En connaisseur parfois lointain de certains genres de la bande dessinée, j'ai toujours vu ces Chroniques de Jérusalem comme un roman graphique intelligent puisant ses inspirations dans la forte actualité du conflit israélo-palestinien. Alors j'ai été ravi de l'offrir à quelqu'un, fan des récits contemporains qui semblait se remettre aux bandes dessinées et tout autant de lui emprunter quelques mois plus tard (merci à lui donc au passage !). Difficile d'ajouter grand-chose de neuf aux nombreuses critiques élogieuses sur ces Chroniques de Guy Delisle. Que retenir vraiment de ce journal en fait ? Il est évident qu'ici est largement mis en valeur la montée sécuritaire en Israël (ce domaine est un des lobbyings dominants, c'est pour dire?), mais également la présence d'une opposition critique dans ce même État. Ce recul est intéressant, tout comme il l'est dans la volonté de faire ouvrir les yeux des gens sur le rôle bien souvent malsain des journalistes internationaux et des médias en général.

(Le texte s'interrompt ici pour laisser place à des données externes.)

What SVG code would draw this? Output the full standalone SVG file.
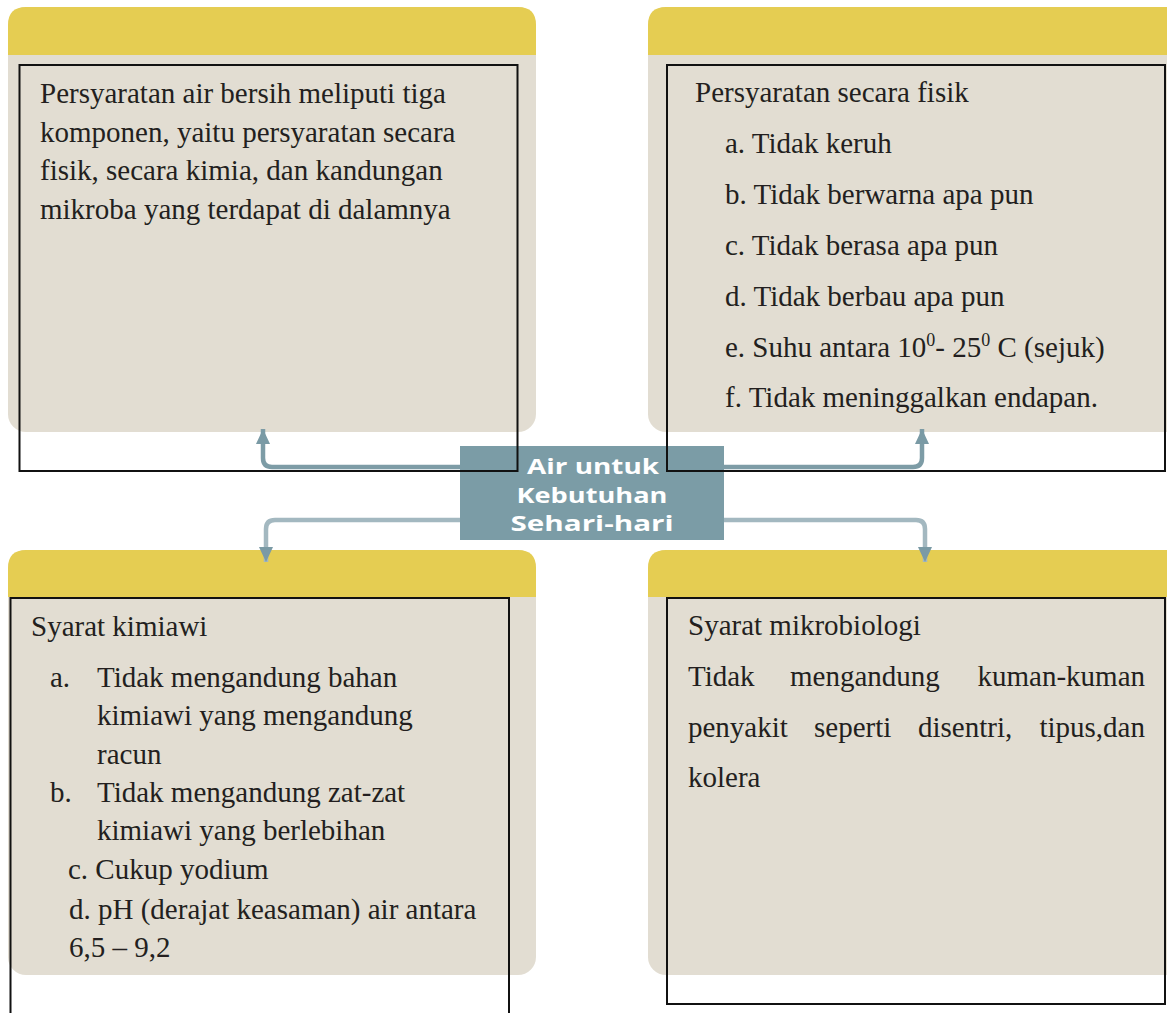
<svg xmlns="http://www.w3.org/2000/svg" width="1167" height="1013" viewBox="0 0 1167 1013">
  <style>
    .panel { fill: #e2ddd2; }
    .head { fill: #e5cd52; }
    .frame { fill: none; stroke: #111111; stroke-width: 2; }
    .t { font-family: "Liberation Serif", "Times New Roman", serif; font-size: 29px; fill: #231f20; }
    .c { font-family: "Open Sans", "DejaVu Sans", sans-serif; font-weight: 700; font-size: 21px; fill: #ffffff; text-anchor: middle; }
    .conn { fill: none; stroke-width: 4.5; stroke-linecap: butt; }
  </style>
  <defs>
    <marker id="arr" markerUnits="userSpaceOnUse" markerWidth="16" markerHeight="15" refX="15" refY="7" orient="auto">
      <path d="M0,0 L15,7 L0,14 z" fill="#7a9aa5"/>
    </marker>
  </defs>
  <rect width="1167" height="1013" fill="#ffffff"/>

  <!-- panels -->
  <g id="panel-tl">
    <rect class="panel" x="8" y="7" width="528" height="425" rx="18"/>
    <path class="head" d="M8,55 V25 Q8,7 26,7 H518 Q536,7 536,25 V55 z"/>
  </g>
  <g id="panel-tr">
    <rect class="panel" x="648" y="7" width="540" height="425" rx="18"/>
    <path class="head" d="M648,55 V25 Q648,7 666,7 H1188 V55 z"/>
  </g>
  <g id="panel-bl">
    <rect class="panel" x="8" y="550" width="528" height="425" rx="18"/>
    <path class="head" d="M8,597 V568 Q8,550 26,550 H518 Q536,550 536,568 V597 z"/>
  </g>
  <g id="panel-br">
    <rect class="panel" x="648" y="550" width="540" height="425" rx="18"/>
    <path class="head" d="M648,597 V568 Q648,550 666,550 H1188 V597 z"/>
  </g>

  <!-- connectors -->
  <g id="connectors">
    <path class="conn" stroke="#7d9ca6" d="M462,467 H272 Q263,467 263,458 V429" marker-end="url(#arr)"/>
    <path class="conn" stroke="#7d9ca6" d="M722,467 H913 Q922,467 922,458 V429" marker-end="url(#arr)"/>
    <path class="conn" stroke="#a3b8c0" d="M462,520 H275 Q266,520 266,529 V562" marker-end="url(#arr)"/>
    <path class="conn" stroke="#a3b8c0" d="M722,520 H916 Q925,520 925,529 V562" marker-end="url(#arr)"/>
  </g>

  <!-- center node -->
  <g id="center">
    <rect x="460" y="446" width="264" height="94" fill="#7b9ca6"/>
    <text class="c" x="593" y="474" textLength="132" lengthAdjust="spacingAndGlyphs">Air untuk</text>
    <text class="c" x="592" y="503" textLength="151" lengthAdjust="spacingAndGlyphs">Kebutuhan</text>
    <text class="c" x="592" y="531" textLength="163" lengthAdjust="spacingAndGlyphs">Sehari-hari</text>
  </g>

  <!-- text boxes -->
  <g id="box-tl">
    <rect class="frame" x="19.5" y="65" width="498" height="406"/>
    <text class="t" x="40" y="103">Persyaratan air bersih meliputi tiga</text>
    <text class="t" x="40" y="141.5">komponen, yaitu persyaratan secara</text>
    <text class="t" x="40" y="180">fisik, secara kimia, dan kandungan</text>
    <text class="t" x="40" y="218.5">mikroba yang terdapat di dalamnya</text>
  </g>

  <g id="box-tr">
    <rect class="frame" x="667" y="65" width="498" height="406"/>
    <text class="t" x="695" y="102">Persyaratan secara fisik</text>
    <text class="t" x="725" y="153">a. Tidak keruh</text>
    <text class="t" x="725" y="204">b. Tidak berwarna apa pun</text>
    <text class="t" x="725" y="255">c. Tidak berasa apa pun</text>
    <text class="t" x="725" y="305.5">d. Tidak berbau apa pun</text>
    <text class="t" x="725" y="356.5">e. Suhu antara 10<tspan dy="-11" font-size="18">0</tspan><tspan dy="11">- 25</tspan><tspan dy="-11" font-size="18">0</tspan><tspan dy="11"> C (sejuk)</tspan></text>
    <text class="t" x="725" y="407">f. Tidak meninggalkan endapan.</text>
  </g>

  <g id="box-bl">
    <rect class="frame" x="10.5" y="598" width="498.5" height="420"/>
    <text class="t" x="31" y="636">Syarat kimiawi</text>
    <text class="t" x="50" y="687">a.</text>
    <text class="t" x="97" y="687">Tidak mengandung bahan</text>
    <text class="t" x="97" y="725">kimiawi yang mengandung</text>
    <text class="t" x="97" y="764">racun</text>
    <text class="t" x="50" y="802">b.</text>
    <text class="t" x="97" y="802">Tidak mengandung zat-zat</text>
    <text class="t" x="97" y="840">kimiawi yang berlebihan</text>
    <text class="t" x="68" y="879">c. Cukup yodium</text>
    <text class="t" x="69" y="918.5">d. pH (derajat keasaman) air antara</text>
    <text class="t" x="69" y="957">6,5 – 9,2</text>
  </g>

  <g id="box-br">
    <rect class="frame" x="667" y="598" width="498" height="406"/>
    <text class="t" x="688" y="635">Syarat mikrobiologi</text>
    <text class="t" x="688" y="686">Tidak</text>
    <text class="t" x="790" y="686">mengandung</text>
    <text class="t" x="1145" y="686" text-anchor="end">kuman-kuman</text>
    <text class="t" x="688" y="736.5">penyakit</text>
    <text class="t" x="814" y="736.5">seperti</text>
    <text class="t" x="918" y="736.5">disentri,</text>
    <text class="t" x="1145" y="736.5" text-anchor="end">tipus,dan</text>
    <text class="t" x="688" y="786.5">kolera</text>
  </g>
</svg>
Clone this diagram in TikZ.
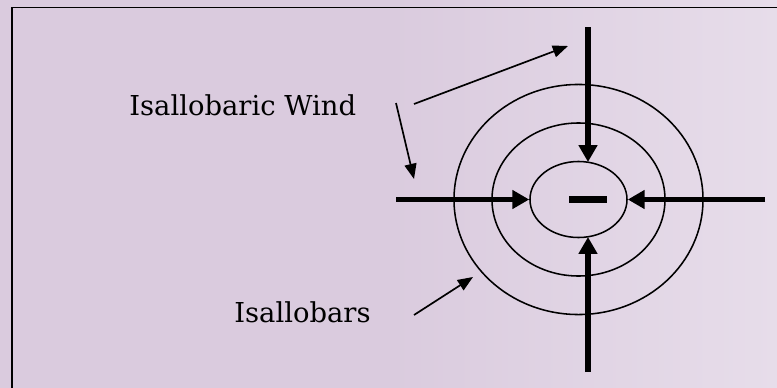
\documentclass[tikz,border=0pt]{standalone}
\usepackage{fontspec}
\setmainfont{DejaVu Serif}
\usetikzlibrary{shapes.geometric, arrows.meta, positioning}
\definecolor{lilac}{RGB}{218,203,222}
\definecolor{lilaclight}{RGB}{231,221,234}

\begin{document}
\begin{tikzpicture}[
    x=0.025cm, y=-0.025cm,
    isobar/.style={ellipse, draw, line width=1.1pt, inner sep=0pt},
    wind/.style={-{Triangle[length=0.42cm, width=0.45cm]}, line width=0.14cm},
    pointer/.style={-{Triangle[length=0.38cm, width=0.3cm]}, line width=1.2pt},
    lbl/.style={anchor=base west, inner sep=0pt, font=\fontsize{19.5}{23}\selectfont}
]
    % background and frame
    \useasboundingbox (0,0) rectangle (777,388);
    \clip (0,0) rectangle (777,388);
    \shade[left color=lilac, right color=lilaclight, middle color=lilac] (0,0) rectangle (777,388);
    \draw[line width=1.3pt] (12,400) |- (790,7.5);

    % isallobars
    \node[isobar, minimum width=6.225cm, minimum height=5.75cm] (outer) at (578.5,199.5) {};
    \node[isobar, minimum width=4.325cm, minimum height=3.825cm] (middle) at (578.5,199.5) {};
    \node[isobar, minimum width=2.425cm, minimum height=1.9cm] (inner) at (578.5,199.5) {};
    \node[fill, minimum width=0.95cm, minimum height=0.19cm, inner sep=0pt] (low) at (588,199.5) {};

    % isallobaric wind
    \coordinate (wl) at (396,199.5);
    \coordinate (wr) at (765,199.5);
    \coordinate (wt) at (588,27);
    \coordinate (wb) at (588,372);
    \draw[wind] (wl) -- (inner.west);
    \draw[wind] (wr) -- (inner.east);
    \draw[wind] (wt) -- (588,162);
    \draw[wind] (wb) -- (588,237);

    % labels
    \node[lbl] (windtxt) at (129,115) {Isallobaric Wind};
    \node[lbl] (bartxt) at (234,322) {Isallobars};

    \coordinate (p1s) at (414,104);
    \coordinate (p1e) at (568,46);
    \coordinate (p2s) at (396,103);
    \coordinate (p2e) at (414,179);
    \coordinate (p3s) at (414,315);
    \coordinate (p3e) at (473,277);
    \draw[pointer] (p1s) -- (p1e);
    \draw[pointer] (p2s) -- (p2e);
    \draw[pointer] (p3s) -- (p3e);
\end{tikzpicture}
\end{document}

C'est donc le témoignage qui est central ici, un témoignage d'un quasi anonyme (un père au foyer, auteur de bande dessinée, perdu dans une foule de considérations qu'il ne comprend pas ou peu) au sein d'un monde finalement hypermédiatisé, même si paradoxalement la pauvreté guette à chaque coin de rue. Car l'humanitaire, première raison pour l'auteur d'aller à Jérusalem pour suivre sa femme, reste là aussi primordial dans l'accès à des informations sur cet espace israélo-palestinien bien tourmenté. On cultive donc les paradoxes dans ce roman graphique à l'apparence tout simple, mais qui soulève un nombre immense de considérations humanistes. Guy Delisle use encore de ses dessins improvisés et de son humour décalé pour nous rendre vivant et concret une situation tout de même aberrante pour une ville comme Jérusalem ! Ça donne en tout cas bien envie de découvrir l'avis de cet auteur, engagé à sa manière, sur Pyongyang, shenzhen ou même la Birmanie. ... (Critique Par Dionysos89)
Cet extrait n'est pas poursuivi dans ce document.